Monday, June 22, 2009

Youth and the Bright Medusa


Willa Cather’s Youth and the Bright Medusa is a splendid collection of short stories - a literary page-turner which actually will help you forget the heat. (It’s so hot, or tropical, after weeks of rain, that the Christmas cactus is blooming. AND the flowers are white instead of pink....) I’m a harsh critic of short stories, which often seem less successful than novels, as less accomplished authors employ a kind of lazy shorthand to portray one-dimensional figures that fit the plot. The best short story writers are perhaps better than the best novelists: Flannery O’Connor, Roald Dahl, Katherine Anne Porter, Donald Barthelme, Bobbie Ann Mason...

Cather's novella Alexander’s Bridge was clunky, so I was a bit leery about the short stories. But Youth and the Bright Medusa is a perfect collection of stories about artists. Cather had obviously honed her talents - her characters and plots are fully devloped in Jamesian stories often 30 pages or more.

The protagonists in this collection are singers and artists, some sensitive, others ruthless, who struggle to balance professional and personal success.
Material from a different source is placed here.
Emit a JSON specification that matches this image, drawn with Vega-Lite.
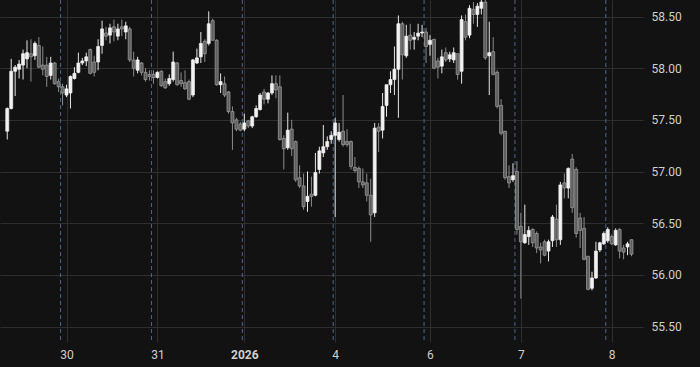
{
  "$schema": "https://vega.github.io/schema/vega-lite/v6.json",
  "width": 643,
  "height": 342,
  "autosize": {"type": "none"},
  "padding": {"left": 0, "top": 0, "right": 57, "bottom": 25},
  "background": "#121212",
  "config": {
    "view": {"stroke": null},
    "axis": {"labelFont": "Roboto", "labelFontSize": 12, "labelColor": "#cfcfcf", "gridColor": "#2e2e2e", "gridWidth": 1, "domain": false, "ticks": false, "title": null}
  },
  "datasets": {
    "seps": [{"s": 14.5}, {"s": 37.5}, {"s": 60.5}, {"s": 83.5}, {"s": 106.5}, {"s": 129.5}, {"s": 152.5}],
    "bars": [
      {"i":1,"o":57.39,"h":57.62,"l":57.31,"c":57.61},
      {"i":2,"o":57.61,"h":58.09,"l":57.60,"c":57.97},
      {"i":3,"o":57.97,"h":58.03,"l":57.73,"c":58.01},
      {"i":4,"o":57.99,"h":58.08,"l":57.90,"c":58.04},
      {"i":5,"o":58.03,"h":58.18,"l":57.89,"c":58.14},
      {"i":6,"o":58.09,"h":58.27,"l":58.00,"c":58.15},
      {"i":7,"o":58.14,"h":58.28,"l":57.87,"c":58.11},
      {"i":8,"o":58.12,"h":58.26,"l":58.08,"c":58.24},
      {"i":9,"o":58.22,"h":58.30,"l":58.00,"c":58.01},
      {"i":10,"o":58.03,"h":58.21,"l":57.93,"c":57.99},
      {"i":11,"o":58.03,"h":58.11,"l":57.82,"c":57.92},
      {"i":12,"o":57.93,"h":58.11,"l":57.89,"c":58.05},
      {"i":13,"o":58.05,"h":58.06,"l":57.84,"c":57.85},
      {"i":14,"o":57.87,"h":57.90,"l":57.77,"c":57.82},
      {"i":15,"o":57.82,"h":57.85,"l":57.64,"c":57.76},
      {"i":16,"o":57.74,"h":57.84,"l":57.72,"c":57.80},
      {"i":17,"o":57.76,"h":57.93,"l":57.61,"c":57.92},
      {"i":18,"o":57.90,"h":58.01,"l":57.89,"c":57.95},
      {"i":19,"o":57.96,"h":58.15,"l":57.95,"c":58.05},
      {"i":20,"o":58.05,"h":58.10,"l":58.03,"c":58.07},
      {"i":21,"o":58.07,"h":58.15,"l":58.02,"c":58.11},
      {"i":22,"o":58.18,"h":58.19,"l":57.94,"c":57.95},
      {"i":23,"o":58.06,"h":58.12,"l":57.92,"c":57.96},
      {"i":24,"o":58.06,"h":58.28,"l":57.98,"c":58.21},
      {"i":25,"o":58.22,"h":58.46,"l":58.14,"c":58.38},
      {"i":26,"o":58.34,"h":58.40,"l":58.27,"c":58.31},
      {"i":27,"o":58.32,"h":58.43,"l":58.24,"c":58.39},
      {"i":28,"o":58.40,"h":58.47,"l":58.26,"c":58.35},
      {"i":29,"o":58.31,"h":58.43,"l":58.27,"c":58.38},
      {"i":30,"o":58.40,"h":58.47,"l":58.31,"c":58.38},
      {"i":31,"o":58.35,"h":58.45,"l":58.28,"c":58.41},
      {"i":32,"o":58.38,"h":58.40,"l":58.06,"c":58.08},
      {"i":33,"o":58.08,"h":58.16,"l":57.92,"c":58.00},
      {"i":34,"o":57.98,"h":58.11,"l":57.95,"c":58.08},
      {"i":35,"o":58.05,"h":58.06,"l":57.93,"c":57.96},
      {"i":36,"o":57.96,"h":58.00,"l":57.87,"c":57.89},
      {"i":37,"o":57.94,"h":57.98,"l":57.88,"c":57.92},
      {"i":38,"o":57.94,"h":57.98,"l":57.85,"c":57.91},
      {"i":39,"o":57.91,"h":57.97,"l":57.90,"c":57.96},
      {"i":40,"o":57.97,"h":57.98,"l":57.82,"c":57.83},
      {"i":41,"o":57.87,"h":57.90,"l":57.80,"c":57.81},
      {"i":42,"o":57.85,"h":57.94,"l":57.83,"c":57.90},
      {"i":43,"o":57.89,"h":58.16,"l":57.87,"c":58.06},
      {"i":44,"o":58.05,"h":58.06,"l":57.83,"c":57.84},
      {"i":45,"o":57.88,"h":57.96,"l":57.82,"c":57.85},
      {"i":46,"o":57.86,"h":57.98,"l":57.79,"c":57.80},
      {"i":47,"o":57.87,"h":57.89,"l":57.69,"c":57.70},
      {"i":48,"o":57.74,"h":58.09,"l":57.72,"c":58.08},
      {"i":49,"o":58.05,"h":58.19,"l":58.04,"c":58.10},
      {"i":50,"o":58.11,"h":58.35,"l":58.05,"c":58.24},
      {"i":51,"o":58.26,"h":58.28,"l":58.06,"c":58.14},
      {"i":52,"o":58.24,"h":58.55,"l":58.22,"c":58.43},
      {"i":53,"o":58.46,"h":58.48,"l":58.27,"c":58.27},
      {"i":54,"o":58.27,"h":58.28,"l":57.83,"c":57.84},
      {"i":55,"o":57.84,"h":57.95,"l":57.76,"c":57.87},
      {"i":56,"o":57.85,"h":57.92,"l":57.72,"c":57.74},
      {"i":57,"o":57.77,"h":57.78,"l":57.56,"c":57.58},
      {"i":58,"o":57.58,"h":57.63,"l":57.21,"c":57.47},
      {"i":59,"o":57.50,"h":57.52,"l":57.39,"c":57.41},
      {"i":60,"o":57.46,"h":57.48,"l":57.39,"c":57.40},
      {"i":61,"o":57.41,"h":57.56,"l":57.39,"c":57.47},
      {"i":62,"o":57.49,"h":57.50,"l":57.42,"c":57.44},
      {"i":63,"o":57.44,"h":57.54,"l":57.42,"c":57.53},
      {"i":64,"o":57.53,"h":57.64,"l":57.52,"c":57.61},
      {"i":65,"o":57.60,"h":57.76,"l":57.59,"c":57.74},
      {"i":66,"o":57.77,"h":57.80,"l":57.65,"c":57.70},
      {"i":67,"o":57.70,"h":57.77,"l":57.66,"c":57.76},
      {"i":68,"o":57.76,"h":57.93,"l":57.74,"c":57.85},
      {"i":69,"o":57.85,"h":57.93,"l":57.71,"c":57.79},
      {"i":70,"o":57.82,"h":57.93,"l":57.30,"c":57.31},
      {"i":71,"o":57.32,"h":57.35,"l":57.02,"c":57.22},
      {"i":72,"o":57.23,"h":57.57,"l":57.21,"c":57.40},
      {"i":73,"o":57.41,"h":57.50,"l":57.15,"c":57.22},
      {"i":74,"o":57.29,"h":57.30,"l":56.90,"c":56.92},
      {"i":75,"o":56.94,"h":57.06,"l":56.84,"c":56.86},
      {"i":76,"o":56.86,"h":56.98,"l":56.63,"c":56.66},
      {"i":77,"o":56.71,"h":57.00,"l":56.61,"c":56.76},
      {"i":78,"o":56.78,"h":56.95,"l":56.66,"c":56.76},
      {"i":79,"o":56.77,"h":57.18,"l":56.76,"c":56.99},
      {"i":80,"o":57.02,"h":57.24,"l":56.98,"c":57.20},
      {"i":81,"o":57.18,"h":57.45,"l":57.14,"c":57.24},
      {"i":82,"o":57.24,"h":57.34,"l":57.21,"c":57.29},
      {"i":83,"o":57.31,"h":57.39,"l":57.27,"c":57.35},
      {"i":84,"o":57.35,"h":57.52,"l":56.56,"c":57.47},
      {"i":85,"o":57.31,"h":57.47,"l":57.29,"c":57.38},
      {"i":86,"o":57.39,"h":57.74,"l":57.24,"c":57.26},
      {"i":87,"o":57.29,"h":57.41,"l":57.24,"c":57.26},
      {"i":88,"o":57.29,"h":57.30,"l":57.02,"c":57.05},
      {"i":89,"o":57.04,"h":57.14,"l":56.99,"c":57.01},
      {"i":90,"o":57.03,"h":57.05,"l":56.84,"c":56.90},
      {"i":91,"o":56.90,"h":57.03,"l":56.84,"c":56.87},
      {"i":92,"o":56.89,"h":56.98,"l":56.71,"c":56.77},
      {"i":93,"o":56.77,"h":56.93,"l":56.32,"c":56.58},
      {"i":94,"o":56.60,"h":57.47,"l":56.56,"c":57.42},
      {"i":95,"o":57.43,"h":57.47,"l":57.19,"c":57.39},
      {"i":96,"o":57.40,"h":57.76,"l":57.32,"c":57.63},
      {"i":97,"o":57.64,"h":57.84,"l":57.53,"c":57.84},
      {"i":98,"o":57.84,"h":57.97,"l":57.76,"c":57.89},
      {"i":99,"o":57.89,"h":58.21,"l":57.74,"c":57.99},
      {"i":100,"o":57.99,"h":58.51,"l":57.52,"c":58.43},
      {"i":101,"o":58.43,"h":58.45,"l":57.89,"c":58.13},
      {"i":102,"o":58.12,"h":58.42,"l":58.10,"c":58.31},
      {"i":103,"o":58.32,"h":58.43,"l":58.18,"c":58.27},
      {"i":104,"o":58.28,"h":58.35,"l":58.18,"c":58.30},
      {"i":105,"o":58.31,"h":58.43,"l":58.27,"c":58.34},
      {"i":106,"o":58.34,"h":58.42,"l":58.30,"c":58.35},
      {"i":107,"o":58.35,"h":58.39,"l":58.05,"c":58.21},
      {"i":108,"o":58.23,"h":58.32,"l":58.12,"c":58.27},
      {"i":109,"o":58.28,"h":58.28,"l":57.99,"c":58.00},
      {"i":110,"o":58.07,"h":58.10,"l":57.90,"c":58.01},
      {"i":111,"o":58.02,"h":58.18,"l":57.95,"c":58.11},
      {"i":112,"o":58.15,"h":58.20,"l":58.06,"c":58.08},
      {"i":113,"o":58.09,"h":58.16,"l":58.06,"c":58.13},
      {"i":114,"o":58.08,"h":58.20,"l":58.05,"c":58.15},
      {"i":115,"o":58.14,"h":58.14,"l":57.89,"c":57.94},
      {"i":116,"o":57.97,"h":58.51,"l":57.85,"c":58.47},
      {"i":117,"o":58.45,"h":58.52,"l":58.27,"c":58.30},
      {"i":118,"o":58.32,"h":58.61,"l":58.29,"c":58.58},
      {"i":119,"o":58.57,"h":58.64,"l":58.43,"c":58.52},
      {"i":120,"o":58.52,"h":58.63,"l":58.40,"c":58.60},
      {"i":121,"o":58.58,"h":58.67,"l":58.52,"c":58.64},
      {"i":122,"o":58.64,"h":58.67,"l":58.08,"c":58.10},
      {"i":123,"o":58.12,"h":58.45,"l":57.74,"c":58.15},
      {"i":124,"o":58.16,"h":58.30,"l":57.93,"c":57.94},
      {"i":125,"o":57.96,"h":57.98,"l":57.61,"c":57.63},
      {"i":126,"o":57.64,"h":57.70,"l":57.35,"c":57.37},
      {"i":127,"o":57.39,"h":57.39,"l":56.92,"c":56.94},
      {"i":128,"o":56.95,"h":57.06,"l":56.84,"c":56.89},
      {"i":129,"o":56.92,"h":57.08,"l":56.90,"c":56.96},
      {"i":130,"o":57.00,"h":57.10,"l":56.39,"c":56.44},
      {"i":131,"o":56.47,"h":56.60,"l":55.77,"c":56.32},
      {"i":132,"o":56.31,"h":56.68,"l":56.30,"c":56.39},
      {"i":133,"o":56.37,"h":56.47,"l":56.29,"c":56.43},
      {"i":134,"o":56.44,"h":56.45,"l":56.27,"c":56.31},
      {"i":135,"o":56.40,"h":56.42,"l":56.21,"c":56.26},
      {"i":136,"o":56.27,"h":56.31,"l":56.11,"c":56.24},
      {"i":137,"o":56.32,"h":56.34,"l":56.18,"c":56.19},
      {"i":138,"o":56.23,"h":56.34,"l":56.13,"c":56.32},
      {"i":139,"o":56.33,"h":56.58,"l":56.27,"c":56.56},
      {"i":140,"o":56.54,"h":56.68,"l":56.27,"c":56.34},
      {"i":141,"o":56.34,"h":56.90,"l":56.29,"c":56.87},
      {"i":142,"o":56.89,"h":56.98,"l":56.74,"c":56.84},
      {"i":143,"o":56.84,"h":57.04,"l":56.74,"c":57.03},
      {"i":144,"o":57.12,"h":57.17,"l":56.60,"c":56.65},
      {"i":145,"o":57.02,"h":57.04,"l":56.36,"c":56.40},
      {"i":146,"o":56.55,"h":56.60,"l":56.26,"c":56.43},
      {"i":147,"o":56.45,"h":56.56,"l":56.14,"c":56.15},
      {"i":148,"o":56.18,"h":56.18,"l":55.85,"c":55.86},
      {"i":149,"o":55.87,"h":56.03,"l":55.85,"c":55.97},
      {"i":150,"o":55.97,"h":56.32,"l":55.96,"c":56.23},
      {"i":151,"o":56.24,"h":56.32,"l":56.22,"c":56.31},
      {"i":152,"o":56.30,"h":56.42,"l":56.29,"c":56.40},
      {"i":153,"o":56.33,"h":56.46,"l":56.31,"c":56.44},
      {"i":154,"o":56.37,"h":56.39,"l":56.29,"c":56.30},
      {"i":155,"o":56.29,"h":56.45,"l":56.28,"c":56.43},
      {"i":156,"o":56.44,"h":56.45,"l":56.16,"c":56.23},
      {"i":157,"o":56.26,"h":56.29,"l":56.15,"c":56.22},
      {"i":158,"o":56.27,"h":56.32,"l":56.19,"c":56.30},
      {"i":159,"o":56.34,"h":56.34,"l":56.18,"c":56.20}
    ]
  },
  "layer": [
    {
      "data": {"name": "bars"},
      "mark": {"type": "rule", "strokeWidth": 1, "clip": true},
      "encoding": {
        "x": {"field": "i", "type": "quantitative",
          "scale": {"domain": [0.43, 160.65], "nice": false, "zero": false},
          "axis": {"orient": "bottom", "title": null, "values": [16, 39, 61, 84, 108, 131, 154], "grid": true, "labelPadding": 7,
            "labelExpr": "datum.value == 16 ? '30' : datum.value == 39 ? '31' : datum.value == 61 ? '2026' : datum.value == 84 ? '4' : datum.value == 108 ? '6' : datum.value == 131 ? '7' : '8'",
            "labelFontWeight": {"condition": {"test": "datum.value == 61", "value": "bold"}, "value": "normal"}}},
        "y": {"field": "l", "type": "quantitative",
          "scale": {"domain": [55.35, 58.66], "nice": false, "zero": false},
          "axis": {"orient": "right", "title": null, "values": [55.5, 56, 56.5, 57, 57.5, 58, 58.5], "format": ".2f", "grid": true, "labelPadding": 8}},
        "y2": {"field": "h"},
        "color": {"condition": {"test": "datum.c >= datum.o", "value": "#e6e6e6"}, "value": "#8c8c8c"}
      }
    },
    {
      "data": {"name": "seps"},
      "mark": {"type": "rule", "strokeDash": [4, 3], "strokeWidth": 1, "color": "#4a6890"},
      "encoding": {
        "x": {"field": "s", "type": "quantitative"}
      }
    },
    {
      "data": {"name": "bars"},
      "mark": {"type": "bar", "size": 3, "strokeWidth": 0.7, "clip": true},
      "encoding": {
        "x": {"field": "i", "type": "quantitative"},
        "y": {"field": "o", "type": "quantitative"},
        "y2": {"field": "c"},
        "fill": {"condition": {"test": "datum.c >= datum.o", "value": "#f2f2f2"}, "value": "#5e5e5e"},
        "stroke": {"condition": {"test": "datum.c >= datum.o", "value": "#f2f2f2"}, "value": "#a3a3a3"}
      }
    }
  ]
}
In “Coming, Aphrodite!”, a young, experimental painter, Hedger, falls in love with a midwestern singer who moves into his rooming house in New York. The singer, Eden, is an alluring, selfish woman who can use successful men to further her ambitions, and in the end the two fall out over different definitions of success. Years later, Eden, rich, hard, and unsentimental from years of pleasing audiences, returns to New York, and in a rare moment of emotion wonders what happened to Hedger.

Cather loved to write about music: consider Lucy Gayheart and The Song of the Lark. Two of the stories here are about a confident singer, Kitty Ayshire: in “A Gold Slipper,” a middle-aged man reluctantly accompanies his wife and friend to a concert and fumes about having to sit in a folding chair on the stage; he struggles against music that might make him feel. When Kitty, who had noticed him onstage, meets him on a train, she disconcerts him by asking why he disliked her performance. He doesn't like women - and it doesn't surprise her.

In “Scandal,” while Kitty is seriously ill, a friend entertains her with old gossip about Kitty. A department-store millionaire was seen all over New York with a woman who looked like Kitty - and it turned out he had dressed her deliberately to create this impression. Then Kitty remembers her own humorous encounter with Klein.

I wonder if the Kitty stories started out to be a novel. These stories were published after Song of the Lark. I'll have to check a biography...

My favorite story is “The Diamond Mine”: Cressida, a brilliant, middle-aged singer, must cope with parasitical relatives who spoil her personal life. Narrated by a friend, the story describes the ruin of Cressida’s happiness by the envy and schadenfreude of siblings and husbands. Cressida never pities herself, remains cheerful, and manages not to be bitter about marriages that fell apart. She still mourns the one that got away. She is a "diamond mine," and gives and gives, and this exhausts her, much to her friend's chagrin.

Very good, very sad, and Willa Cather's strong characters are always an inspiration. Her prose is lyrical and smooth.

4 comments:

Ellen said...

Back again and I did have a good time -- though the travelling itself was very anxiety-producing.

_Youth and the Bright Medusa_. What a beautiful way to spend a day. I remember liking it very much. I love her deep concern with the arts.

Tomorrow I'll recommend _Flying with Wings of Wax_ by Evelyn Hasler on the life of Emily Spryi-Kemlin.

E.M.

Kat at Thornfield Hall Redux said...

I'm glad you're back!

Youth and the Bright Medusa is one of Cather's best.

I love the title of your book, Flying with Wings of Wax.

Lisa said...

I haven't read any of Cather's short stories. I'm only familiar with her more famous works -- My Antonia and O Pioneers. I may have to give these a try. I love your list of great short story writers. I have to agree with you completely -- especially on Flannery O'Connor.

Kat at Thornfield Hall Redux said...

Lisa, Cather's pioneer books are wonderful. Cather did write a lot of short stories. This collection is good: I'm shying away from her uncollected stories, though.